China Guide
Sichuan and Chongqing
Huanglongxi
HUANGLONGXI, 40km south of Chengdu, is a charming riverside village whose half-dozen understated Qing-dynasty streets – all narrow, flagstoned and sided in rickety wooden shops – featured in the martial-arts epic Crouching Tiger, Hidden Dragon. The village is popular with Chinese visitors, in particular art students and groups of old ladies coming to pray for grandchildren to Guanyin, to whom all the village's temples are dedicated.

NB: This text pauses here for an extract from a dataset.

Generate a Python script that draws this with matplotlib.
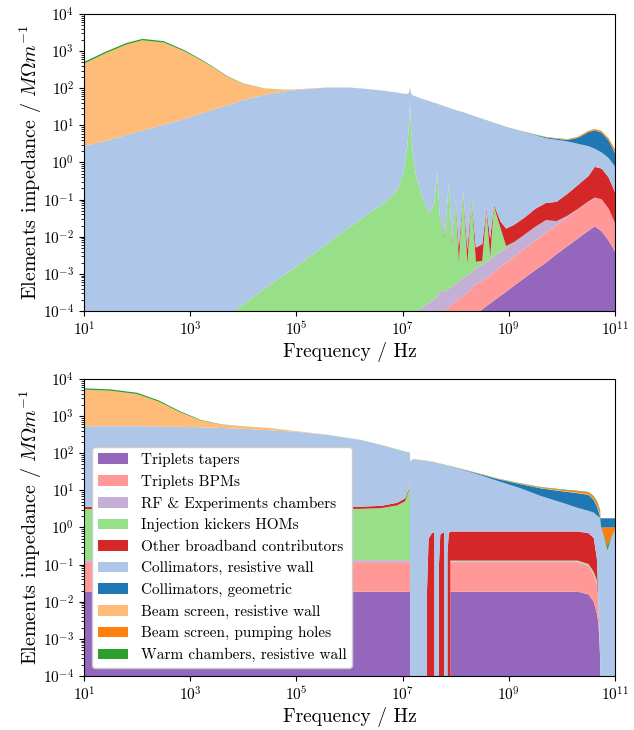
import numpy as np
import matplotlib
matplotlib.use('Agg')
import matplotlib.pyplot as plt

plt.rcParams['font.family'] = 'serif'
plt.rcParams['font.serif'] = ['cmr10']
plt.rcParams['mathtext.fontset'] = 'cm'
plt.rcParams['axes.formatter.use_mathtext'] = True

labels = ['Triplets tapers', 'Triplets BPMs', 'RF & Experiments chambers',
          'Injection kickers HOMs', 'Other broadband contributors',
          'Collimators, resistive wall', 'Collimators, geometric',
          'Beam screen, resistive wall', 'Beam screen, pumping holes',
          'Warm chambers, resistive wall']
colors = ['#9467bd', '#ff9896', '#c5b0d5', '#98df8a', '#d62728',
          '#aec7e8', '#1f77b4', '#ffbb78', '#ff7f0e', '#2ca02c']
x_ticks = [1e1, 1e3, 1e5, 1e7, 1e9, 1e11]
y_ticks = [1e-4, 1e-3, 1e-2, 1e-1, 1e0, 1e1, 1e2, 1e3, 1e4]

# ---- upper panel (values in MOhm/m) ----
freq_top = 10.0 ** np.array([
    1.0, 1.4, 1.8, 2.1, 2.5, 2.9, 3.3, 3.7, 4.0, 4.4, 4.8, 5.2, 5.6, 6.0,
    6.4, 6.7, 6.9, 7.02, 7.09, 7.12, 7.14, 7.16, 7.19, 7.25, 7.35, 7.5,
    7.6, 7.65, 7.7, 7.8, 7.87, 7.93, 8.0, 8.06, 8.14, 8.22, 8.3, 8.38,
    8.5, 8.58, 8.65, 8.72, 8.85, 8.95, 9.1, 9.3, 9.5, 9.7, 9.9, 10.1,
    10.3, 10.5, 10.62, 10.75, 10.88, 11.0])

tapers_top = [0] * 37 + [8.3e-5, 1.1e-4, 1.35e-4, 1.6e-4, 1.9e-4, 2.6e-4,
              3.3e-4, 4.8e-4, 7.8e-4, 1.26e-3, 2.0e-3, 3.4e-3, 5.5e-3,
              8.9e-3, 1.45e-2, 1.9e-2, 1.4e-2, 7.9e-3, 4.0e-3]
bpms_top = [0] * 28 + [8.5e-5, 1.07e-4, 1.29e-4, 1.5e-4, 1.78e-4, 2.1e-4,
            2.5e-4, 3.1e-4, 3.8e-4, 4.6e-4, 5.1e-4, 6.2e-4, 7.5e-4, 8.8e-4,
            1.29e-3, 1.67e-3, 2.4e-3, 4.0e-3, 6.7e-3, 1.09e-2, 1.7e-2,
            2.8e-2, 4.5e-2, 7.3e-2, 9.3e-2, 8.6e-2, 4.8e-2, 1.9e-2]
rf_top = [0] * 23 + [9.3e-5, 1.17e-4, 1.66e-4, 2.14e-4, 2.4e-4, 2.7e-4,
          2.3e-4, 2.7e-4, 3.1e-4, 3.6e-4, 4.2e-4, 5.1e-4, 6.0e-4, 7.2e-4,
          8.6e-4, 1.12e-3, 1.33e-3, 1.54e-3, 1.88e-3, 2.43e-3, 3.0e-3,
          4.3e-3, 6.7e-3, 1.07e-2, 1.53e-2, 5.9e-3, 3e-3, 2e-3, 2e-3, 2e-3,
          1.5e-3, 1e-3, 5e-4]
kickers_top = [0] * 7 + [7.6e-5, 1.5e-4, 4.0e-4, 1.0e-3, 2.6e-3, 6.8e-3,
               1.8e-2, 4.6e-2, 9.3e-2, 0.18, 0.56, 2.8, 10, 39, 7.9, 2.0,
               0.45, 0.14, 0.04, 0.08, 0.56, 0.032, 0.0097, 0.29, 5.8e-3,
               0.1, 1.4e-3, 0.16, 9e-4, 0.11, 7e-4, 5e-4, 0.05, 3.5e-4,
               0.063, 0.012, 6e-4] + [0] * 12
broadband_top = [0] * 24 + [3e-4, 5e-4, 6e-4, 7e-4, 8e-4, 1e-3, 1.2e-3,
                 1.5e-3, 2e-3, 3e-3, 3e-3, 2.7e-3, 3e-3, 3e-3, 4.1e-3,
                 5e-3, 6.1e-3, 7e-3, 9e-3, 1.1e-2, 1.38e-2, 2.15e-2, 3.8e-2,
                 5.3e-2, 6.1e-2, 0.105, 0.19, 0.34, 0.65, 0.58, 0.34, 0.135]
coll_rw_top = [2.8, 3.8, 5.5, 7.2, 10.5, 15, 23, 35, 48, 67, 83, 95, 104,
               104, 93, 83, 76, 70, 67, 66, 65, 64, 62, 59, 52, 45, 40, 38,
               36, 32, 29.5, 27.5, 25.7, 24, 22.4, 20.4, 18.6, 17, 14.8,
               13.5, 12.6, 11.5, 10, 8.9, 7.8, 6.5, 5.4, 4.4, 4.0, 3.56,
               2.95, 2.32, 1.58, 1.18, 0.92, 0.62]
coll_geo_top = [0] * 32 + [0.02] * 12 + [0.05, 0.08, 0.15, 0.28, 0.3, 0.35,
                1.4, 3.8, 5.0, 4.5, 2.6, 1.0]
bs_rw_top = [459, 861, 1505, 1953, 1700, 965, 452, 172, 85, 31, 7.5, 2.0,
             0.8, 0.4, 0.3, 0.25] + [0.2] * 16 + [0.05] * 24
bs_holes_top = [0.02] * 46 + [0.03, 0.06, 0.08, 0.12, 0.25, 0.5, 0.55,
                0.55, 0.5, 0.4]
warm_top = [51, 90, 150, 180, 150, 70, 25, 6, 2, 1, 0.5, 0.3, 0.3, 0.3,
            0.25] + [0.2] * 10 + [0.1] * 19 + [0.03] * 12

# ---- lower panel ----
freq_bot = 10.0 ** np.array([
    1.0, 1.5, 2.0, 2.4, 2.8, 3.2, 3.6, 4.0, 4.5, 5.0, 5.6, 6.2, 6.6, 6.9,
    7.05, 7.12, 7.14, 7.145, 7.2, 7.3, 7.45, 7.46, 7.49, 7.55, 7.6, 7.605,
    7.675, 7.685, 7.71, 7.78, 7.785, 7.835, 7.845, 7.87, 7.895, 7.9, 8.1,
    8.4, 8.8, 9.2, 9.6, 10.0, 10.3, 10.5, 10.6, 10.66, 10.69, 10.72,
    10.74, 10.8, 10.86, 10.93, 11.0])

tapers_bot = [0.0186] * 17 + [0] * 18 + [0.0186] * 8 + [0.0158, 0.010,
              4.9e-3, 2.5e-3, 3.2e-4, 0, 0, 0, 0, 0]
bpms_bot = [0.098] * 17 + [0] * 18 + [0.098] * 8 + [0.077, 0.044, 0.023,
            4.9e-3, 0, 0, 0, 0, 0, 0]
rf_bot = [0.015] * 17 + [0] * 18 + [0.006] * 8 + [0.005, 0.004, 0.003,
          0.001, 0, 0, 0, 0, 0, 0]
kickers_bot = [3.0] * 11 + [3.05, 3.2, 3.8, 5.0, 10, 20] + [0] * 18 \
    + [0.006] * 11 + [0] * 7
broadband_bot = [0.45] * 12 + [0.5, 0.7, 1.0, 1.0, 1.0, 0, 0, 0, 0, 0.02,
                 0.5, 0.7, 0.75, 0, 0, 0.1, 0.65, 0.75, 0, 0, 0.2, 0.7,
                 0.75] + [0.65] * 8 + [0.6, 0.46, 0.107, 0, 0, 0, 0, 0, 0, 0]
coll_rw_bot = [533, 533, 533, 521, 509, 497, 475, 453, 413, 376, 305, 225,
               162, 121, 103, 92, 84, 59, 69, 66, 62, 62, 59.5, 58, 56,
               56.5, 53, 52, 51, 48, 49, 46.5, 46, 45, 44.5, 44, 36, 26.7,
               17, 10.9, 6.3, 3.9, 2.6, 2.1, 2.0, 1.96, 1.94, 1.86, 1.76,
               1.76, 1.76, 1.76, 1.76]
coll_geo_bot = [0] * 17 + [0.1] * 18 + [0.2, 0.6, 1.3, 2.2, 3.2, 4.3, 4.8,
                5.0, 4.8, 3.0, 1.6, 0.8, 0.1] + [-0.76] * 5
bs_rw_bot = [4630, 4290, 3390, 1960, 783, 264, 112, 72, 56, 12, 3, 1.5,
             1.0, 0.8, 0.6, 0.6, 0.6] + [0.4] * 18 + [0.2] * 13 + [0] * 5
bs_holes_bot = [0.3] * 39 + [0.4, 0.5, 0.7, 0.9, 1.0, 1.0, 1.0, 0.8, 0.5,
                0.0, -0.425, -0.684, -0.425, -0.11]
warm_bot = [450, 420, 340, 200, 80, 25, 8, 4, 2, 1.5, 1.2] + [0.8] * 6 \
    + [0.3] * 31 + [-0.005, -0.02, -0.07, -0.02, -0.005]

top_series = [tapers_top, bpms_top, rf_top, kickers_top, broadband_top,
              coll_rw_top, coll_geo_top, bs_rw_top, bs_holes_top, warm_top]
bot_series = [tapers_bot, bpms_bot, rf_bot, kickers_bot, broadband_bot,
              coll_rw_bot, coll_geo_bot, bs_rw_bot, bs_holes_bot, warm_bot]

fig = plt.figure(figsize=(6.34, 7.3), dpi=100)
ax1 = fig.add_axes([0.1325, 0.574, 0.8375, 0.4068])
ax2 = fig.add_axes([0.1325, 0.074, 0.8375, 0.4068])

for ax, freq, series in [(ax1, freq_top, top_series), (ax2, freq_bot, bot_series)]:
    ax.stackplot(freq, *[np.array(s, dtype=float) for s in series],
                 colors=colors, labels=labels, linewidth=0)
    ax.set_xscale('log')
    ax.set_yscale('log')
    ax.set_xticks(x_ticks)
    ax.set_yticks(y_ticks)
    ax.set_xlim(1e1, 1e11)
    ax.set_ylim(1e-4, 1e4)
    ax.set_xlabel('Frequency / Hz', fontsize=14, labelpad=2)
    ax.set_ylabel(r'Elements impedance / $M\Omega m^{-1}$', fontsize=14.5,
                  labelpad=-1)
    ax.tick_params(labelsize=11)

ax2.legend(loc='lower left', fontsize=11, framealpha=1)

fig.savefig('out.png', dpi=100)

Buses (¥11.5) leave Chengdu's Xinnanmen bus station between 8.50 and 11am. From the highway bus stop, it's 500m through the quiet new settlement to the old village gate. All businesses are either shops selling irrelevant souvenirs or restaurants displaying grindstones for making one of Huanglongxi's specialities, douhua (soft bean curd). Nearby, two tiny nunneries contain brightly painted statues of Guanyin, Puxian and Wenshu.
Larger Gulong Si (¥1) has two main halls with similar statuary in a wobbly state of repair. There's an ancient banyan supported by posts carved as dragons; the former governor's court with a dog-headed guillotine for executing criminals; and an unusually three-dimensional, fifty-armed Guanyin statue in the right-hand hall.
Wandering around will fill an hour, after which you'll want lunch; the riverfront restaurants near the nunneries are best, serving douhua, fresh fish and crispy deep-fried prawns. You can also buy bamboo-leaf-wrapped packets of huanglongxidouchi, smoked salted soya beans, then sit munching them under willows at one of the outdoor teahouses.